**Given data:**
━━━━━━

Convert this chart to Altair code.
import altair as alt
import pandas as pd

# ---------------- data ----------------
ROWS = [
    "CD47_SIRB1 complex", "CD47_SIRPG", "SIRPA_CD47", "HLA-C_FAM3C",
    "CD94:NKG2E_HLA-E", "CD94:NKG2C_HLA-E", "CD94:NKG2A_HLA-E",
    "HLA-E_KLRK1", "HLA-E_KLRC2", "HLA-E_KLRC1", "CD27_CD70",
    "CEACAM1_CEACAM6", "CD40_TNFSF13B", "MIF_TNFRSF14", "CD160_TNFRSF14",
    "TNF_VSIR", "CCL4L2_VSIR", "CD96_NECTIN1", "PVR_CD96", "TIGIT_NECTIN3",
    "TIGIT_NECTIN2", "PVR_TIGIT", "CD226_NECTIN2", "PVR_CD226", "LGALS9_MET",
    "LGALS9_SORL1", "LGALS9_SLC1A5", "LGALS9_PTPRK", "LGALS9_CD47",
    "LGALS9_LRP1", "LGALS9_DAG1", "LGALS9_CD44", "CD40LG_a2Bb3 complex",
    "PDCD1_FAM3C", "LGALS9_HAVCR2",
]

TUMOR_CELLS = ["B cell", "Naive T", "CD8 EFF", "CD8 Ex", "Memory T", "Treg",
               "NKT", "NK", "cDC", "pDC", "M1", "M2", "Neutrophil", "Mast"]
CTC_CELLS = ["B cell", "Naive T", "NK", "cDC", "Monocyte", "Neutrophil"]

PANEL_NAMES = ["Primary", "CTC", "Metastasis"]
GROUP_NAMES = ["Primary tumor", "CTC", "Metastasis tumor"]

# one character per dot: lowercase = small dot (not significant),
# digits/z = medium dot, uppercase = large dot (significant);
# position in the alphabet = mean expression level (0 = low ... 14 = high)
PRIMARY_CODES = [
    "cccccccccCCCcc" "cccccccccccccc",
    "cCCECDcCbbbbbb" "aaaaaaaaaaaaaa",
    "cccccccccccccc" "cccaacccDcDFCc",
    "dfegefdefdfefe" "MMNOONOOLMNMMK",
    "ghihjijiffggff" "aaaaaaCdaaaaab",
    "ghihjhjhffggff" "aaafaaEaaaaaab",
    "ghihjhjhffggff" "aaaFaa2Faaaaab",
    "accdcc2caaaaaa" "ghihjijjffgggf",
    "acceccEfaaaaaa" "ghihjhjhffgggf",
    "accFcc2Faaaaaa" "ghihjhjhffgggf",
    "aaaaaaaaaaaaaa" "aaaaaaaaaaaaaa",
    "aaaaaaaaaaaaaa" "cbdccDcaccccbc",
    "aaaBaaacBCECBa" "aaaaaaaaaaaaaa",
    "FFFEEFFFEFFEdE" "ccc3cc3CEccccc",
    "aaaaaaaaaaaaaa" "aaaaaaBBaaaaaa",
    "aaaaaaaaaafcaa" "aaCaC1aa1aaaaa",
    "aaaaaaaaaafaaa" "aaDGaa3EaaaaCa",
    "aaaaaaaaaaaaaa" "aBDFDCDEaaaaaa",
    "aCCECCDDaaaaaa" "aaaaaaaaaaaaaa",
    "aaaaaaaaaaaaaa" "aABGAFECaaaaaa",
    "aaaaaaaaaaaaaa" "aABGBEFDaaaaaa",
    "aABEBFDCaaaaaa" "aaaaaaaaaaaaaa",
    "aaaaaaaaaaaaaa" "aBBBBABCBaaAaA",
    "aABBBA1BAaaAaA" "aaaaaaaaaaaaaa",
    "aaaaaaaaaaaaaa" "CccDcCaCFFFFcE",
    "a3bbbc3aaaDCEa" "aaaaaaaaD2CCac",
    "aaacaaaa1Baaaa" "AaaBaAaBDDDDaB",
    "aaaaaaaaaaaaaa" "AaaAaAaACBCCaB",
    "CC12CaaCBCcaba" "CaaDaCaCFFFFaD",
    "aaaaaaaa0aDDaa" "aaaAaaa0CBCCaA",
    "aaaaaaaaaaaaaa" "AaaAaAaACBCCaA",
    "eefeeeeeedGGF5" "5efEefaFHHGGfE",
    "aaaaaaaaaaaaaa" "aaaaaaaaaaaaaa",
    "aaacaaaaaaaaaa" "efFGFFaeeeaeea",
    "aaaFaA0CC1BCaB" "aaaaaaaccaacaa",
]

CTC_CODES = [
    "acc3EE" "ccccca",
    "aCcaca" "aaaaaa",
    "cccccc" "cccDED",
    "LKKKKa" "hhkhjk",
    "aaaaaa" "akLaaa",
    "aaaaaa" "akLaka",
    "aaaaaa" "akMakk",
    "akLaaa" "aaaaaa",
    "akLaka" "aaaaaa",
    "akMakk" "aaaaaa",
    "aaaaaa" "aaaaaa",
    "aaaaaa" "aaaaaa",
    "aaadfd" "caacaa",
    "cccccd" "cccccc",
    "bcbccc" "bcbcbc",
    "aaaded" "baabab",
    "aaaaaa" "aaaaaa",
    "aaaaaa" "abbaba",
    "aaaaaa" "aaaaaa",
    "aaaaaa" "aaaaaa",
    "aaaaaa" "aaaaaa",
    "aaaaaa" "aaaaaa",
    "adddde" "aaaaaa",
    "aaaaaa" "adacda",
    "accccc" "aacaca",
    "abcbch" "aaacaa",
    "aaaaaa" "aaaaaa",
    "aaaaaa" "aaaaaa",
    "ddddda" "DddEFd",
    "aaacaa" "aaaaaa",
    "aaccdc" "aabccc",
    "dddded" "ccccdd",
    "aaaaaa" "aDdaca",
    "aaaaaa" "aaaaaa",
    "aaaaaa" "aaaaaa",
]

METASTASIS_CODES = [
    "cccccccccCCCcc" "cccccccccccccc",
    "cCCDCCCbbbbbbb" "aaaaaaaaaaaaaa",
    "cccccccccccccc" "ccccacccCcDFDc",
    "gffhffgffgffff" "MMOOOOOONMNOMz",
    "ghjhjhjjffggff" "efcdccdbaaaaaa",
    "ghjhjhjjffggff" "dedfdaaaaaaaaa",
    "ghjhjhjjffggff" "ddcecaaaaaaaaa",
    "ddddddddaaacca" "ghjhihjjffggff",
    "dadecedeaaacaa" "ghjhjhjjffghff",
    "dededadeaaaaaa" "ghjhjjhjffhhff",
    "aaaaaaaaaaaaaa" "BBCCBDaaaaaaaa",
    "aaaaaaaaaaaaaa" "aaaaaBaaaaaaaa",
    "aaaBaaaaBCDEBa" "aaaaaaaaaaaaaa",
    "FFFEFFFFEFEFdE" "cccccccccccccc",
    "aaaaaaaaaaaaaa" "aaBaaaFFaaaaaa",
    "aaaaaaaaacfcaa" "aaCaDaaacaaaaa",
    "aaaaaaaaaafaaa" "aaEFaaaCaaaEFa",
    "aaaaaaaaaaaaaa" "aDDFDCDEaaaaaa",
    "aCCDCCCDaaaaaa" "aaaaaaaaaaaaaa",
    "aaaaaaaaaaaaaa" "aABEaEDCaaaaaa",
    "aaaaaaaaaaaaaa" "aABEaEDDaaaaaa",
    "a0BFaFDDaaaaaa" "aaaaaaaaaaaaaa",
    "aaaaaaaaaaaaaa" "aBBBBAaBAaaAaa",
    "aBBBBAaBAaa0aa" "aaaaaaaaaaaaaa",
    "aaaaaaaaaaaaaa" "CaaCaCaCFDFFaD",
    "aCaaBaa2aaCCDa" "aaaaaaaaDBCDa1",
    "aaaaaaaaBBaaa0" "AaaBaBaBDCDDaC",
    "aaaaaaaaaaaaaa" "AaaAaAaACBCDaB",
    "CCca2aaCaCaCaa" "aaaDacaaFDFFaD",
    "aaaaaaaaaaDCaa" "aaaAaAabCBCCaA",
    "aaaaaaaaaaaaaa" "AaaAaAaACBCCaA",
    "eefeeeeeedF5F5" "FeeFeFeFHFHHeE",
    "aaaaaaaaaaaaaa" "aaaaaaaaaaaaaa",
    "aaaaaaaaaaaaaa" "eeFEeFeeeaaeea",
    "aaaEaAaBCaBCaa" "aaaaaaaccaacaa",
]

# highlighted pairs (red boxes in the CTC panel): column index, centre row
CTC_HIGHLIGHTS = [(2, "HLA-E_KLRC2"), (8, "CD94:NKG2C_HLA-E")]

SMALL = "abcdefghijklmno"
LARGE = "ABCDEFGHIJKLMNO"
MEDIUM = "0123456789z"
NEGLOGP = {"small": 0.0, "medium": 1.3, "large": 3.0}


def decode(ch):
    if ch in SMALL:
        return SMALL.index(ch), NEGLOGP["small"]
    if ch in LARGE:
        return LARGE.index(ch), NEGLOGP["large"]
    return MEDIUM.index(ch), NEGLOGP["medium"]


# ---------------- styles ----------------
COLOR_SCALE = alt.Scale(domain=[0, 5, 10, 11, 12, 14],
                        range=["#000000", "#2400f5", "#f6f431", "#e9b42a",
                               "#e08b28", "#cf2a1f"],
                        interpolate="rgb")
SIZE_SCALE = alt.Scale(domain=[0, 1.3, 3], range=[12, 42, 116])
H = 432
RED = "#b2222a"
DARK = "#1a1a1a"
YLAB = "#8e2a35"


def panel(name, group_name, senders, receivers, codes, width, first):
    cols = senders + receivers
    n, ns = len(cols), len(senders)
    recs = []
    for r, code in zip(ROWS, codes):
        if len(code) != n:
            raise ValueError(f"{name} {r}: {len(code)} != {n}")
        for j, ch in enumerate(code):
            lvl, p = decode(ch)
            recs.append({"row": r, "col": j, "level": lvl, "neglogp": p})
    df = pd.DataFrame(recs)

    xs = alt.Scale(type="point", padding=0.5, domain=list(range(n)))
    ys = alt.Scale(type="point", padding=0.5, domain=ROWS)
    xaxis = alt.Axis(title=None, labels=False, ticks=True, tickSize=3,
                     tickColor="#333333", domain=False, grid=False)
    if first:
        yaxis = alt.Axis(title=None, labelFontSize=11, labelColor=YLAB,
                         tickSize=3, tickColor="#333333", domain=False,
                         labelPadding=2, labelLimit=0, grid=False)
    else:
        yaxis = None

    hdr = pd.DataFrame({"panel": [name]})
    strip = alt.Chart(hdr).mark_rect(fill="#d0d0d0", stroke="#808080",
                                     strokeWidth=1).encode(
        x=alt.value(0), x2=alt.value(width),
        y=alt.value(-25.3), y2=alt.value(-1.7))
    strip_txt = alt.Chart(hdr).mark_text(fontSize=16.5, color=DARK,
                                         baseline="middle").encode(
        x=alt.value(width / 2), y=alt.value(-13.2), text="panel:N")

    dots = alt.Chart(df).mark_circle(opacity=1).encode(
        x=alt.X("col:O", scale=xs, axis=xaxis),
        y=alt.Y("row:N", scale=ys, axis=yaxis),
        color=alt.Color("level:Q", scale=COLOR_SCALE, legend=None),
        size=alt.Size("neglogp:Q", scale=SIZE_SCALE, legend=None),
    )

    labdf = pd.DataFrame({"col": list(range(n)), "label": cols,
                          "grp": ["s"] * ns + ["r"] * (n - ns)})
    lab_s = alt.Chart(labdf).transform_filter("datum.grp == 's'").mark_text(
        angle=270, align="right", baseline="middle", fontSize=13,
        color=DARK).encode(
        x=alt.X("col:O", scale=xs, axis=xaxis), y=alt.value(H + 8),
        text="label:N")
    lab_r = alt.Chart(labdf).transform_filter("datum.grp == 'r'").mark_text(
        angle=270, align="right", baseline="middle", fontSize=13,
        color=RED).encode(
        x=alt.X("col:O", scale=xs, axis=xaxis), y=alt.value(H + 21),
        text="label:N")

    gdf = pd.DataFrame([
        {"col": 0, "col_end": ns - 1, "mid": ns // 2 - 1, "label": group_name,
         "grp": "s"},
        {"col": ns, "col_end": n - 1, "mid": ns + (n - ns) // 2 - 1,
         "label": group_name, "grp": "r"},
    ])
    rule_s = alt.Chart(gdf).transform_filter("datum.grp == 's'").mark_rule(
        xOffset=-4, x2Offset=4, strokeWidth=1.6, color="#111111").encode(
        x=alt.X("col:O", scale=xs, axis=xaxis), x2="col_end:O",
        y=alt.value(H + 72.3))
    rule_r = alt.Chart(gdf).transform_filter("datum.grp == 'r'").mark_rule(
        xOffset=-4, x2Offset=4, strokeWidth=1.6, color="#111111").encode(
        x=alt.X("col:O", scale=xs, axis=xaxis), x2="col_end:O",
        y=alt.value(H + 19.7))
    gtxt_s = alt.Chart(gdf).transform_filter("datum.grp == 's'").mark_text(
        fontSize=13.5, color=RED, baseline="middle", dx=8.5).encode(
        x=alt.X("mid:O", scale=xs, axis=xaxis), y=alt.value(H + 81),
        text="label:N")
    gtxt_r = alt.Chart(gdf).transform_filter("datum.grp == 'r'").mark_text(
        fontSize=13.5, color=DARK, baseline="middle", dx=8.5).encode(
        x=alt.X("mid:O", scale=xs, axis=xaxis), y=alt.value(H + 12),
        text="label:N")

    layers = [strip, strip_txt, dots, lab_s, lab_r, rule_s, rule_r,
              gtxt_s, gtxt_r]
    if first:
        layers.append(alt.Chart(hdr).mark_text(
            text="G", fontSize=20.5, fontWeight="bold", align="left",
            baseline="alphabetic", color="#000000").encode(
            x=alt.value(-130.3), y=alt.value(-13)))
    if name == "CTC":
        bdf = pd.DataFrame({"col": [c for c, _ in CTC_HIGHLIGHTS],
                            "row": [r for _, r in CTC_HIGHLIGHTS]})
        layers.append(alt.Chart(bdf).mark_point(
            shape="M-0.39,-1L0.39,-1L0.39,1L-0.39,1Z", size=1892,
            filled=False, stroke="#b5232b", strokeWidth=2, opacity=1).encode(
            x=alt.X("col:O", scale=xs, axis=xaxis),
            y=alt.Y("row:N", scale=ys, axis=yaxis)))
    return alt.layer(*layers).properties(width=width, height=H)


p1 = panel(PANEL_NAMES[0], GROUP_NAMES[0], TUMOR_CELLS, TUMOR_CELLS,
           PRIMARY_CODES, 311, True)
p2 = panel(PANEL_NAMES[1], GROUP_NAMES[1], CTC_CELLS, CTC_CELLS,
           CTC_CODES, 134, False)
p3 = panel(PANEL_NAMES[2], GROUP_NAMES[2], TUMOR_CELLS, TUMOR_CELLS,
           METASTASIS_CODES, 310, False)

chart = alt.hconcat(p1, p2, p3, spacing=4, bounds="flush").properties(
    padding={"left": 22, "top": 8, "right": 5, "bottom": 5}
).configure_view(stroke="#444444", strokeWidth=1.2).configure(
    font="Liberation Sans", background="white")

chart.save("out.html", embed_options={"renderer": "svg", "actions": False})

━━━━━━

**Given instruction:**
Extract the lines above, from the first one through the one containing "import pandas as pd", and return only those, unchanged.

**The answer:**
Convert this chart to Altair code.
import altair as alt
import pandas as pd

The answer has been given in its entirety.